Las Vegas is a paradox, a popular United States vacation spot that expends extraordinary effort to be anything but America on the surface. Within the Vegas paradox, cheap buffets and overpriced food court food has replaced the finer living that helped make Vegas the playground for starlets and wealthy socialites. The culinary void in your last Vegas experience is being obliterated by the Illuminati of chefs and their efforts deserve recognition.

Bouchon, Thomas Keller‘s homage to the French bistro, spread from its Napa Valley roots to Las Vegas in 2004 to bring depth to the shallow veneer of eating pleasure. Bouchon nestled deep inside The Venetian hotel welcomes you the minute you cross the threshold into its embrace. We felt at home, joking with the staff while they helped us navigate the menu to find the right combination for our palates.

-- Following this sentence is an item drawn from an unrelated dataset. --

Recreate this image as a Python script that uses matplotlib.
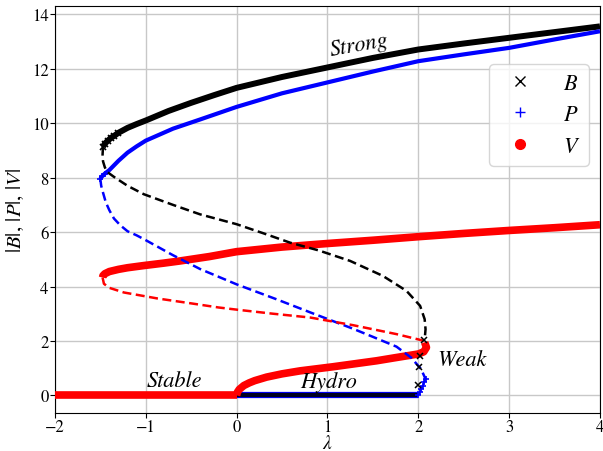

Soupe du Jour, today a roasted tomato soup with a delicate mix of herbs to enhance the natural sweetness of the fruit, a light and perfect start for evening. For my Plats Principuax I chose the Boudin Noir (Blood Sausage) surprising my partner as I avoid the nasty bits at all costs and my adventure brought forth a reward. The rich flavour, an almost cajun spice mix and the wonderful texture of this sausage combined for nirvana in simplicity and balanced to perfection by the sauteed apples and potato puree.

My partner tempted her arteries with Pate de Campagne and Escargot, entrees so rich in fatty goodness she described them as delicious heart attacks.

A French finish of Creme Brulee, an espresso infused Pot de Creme and my traditional port completed a dining experience I’ll never forget.

Las Vegas is emerging from its mid-life crisis brasher but sophisticated and more delicious, taste the difference.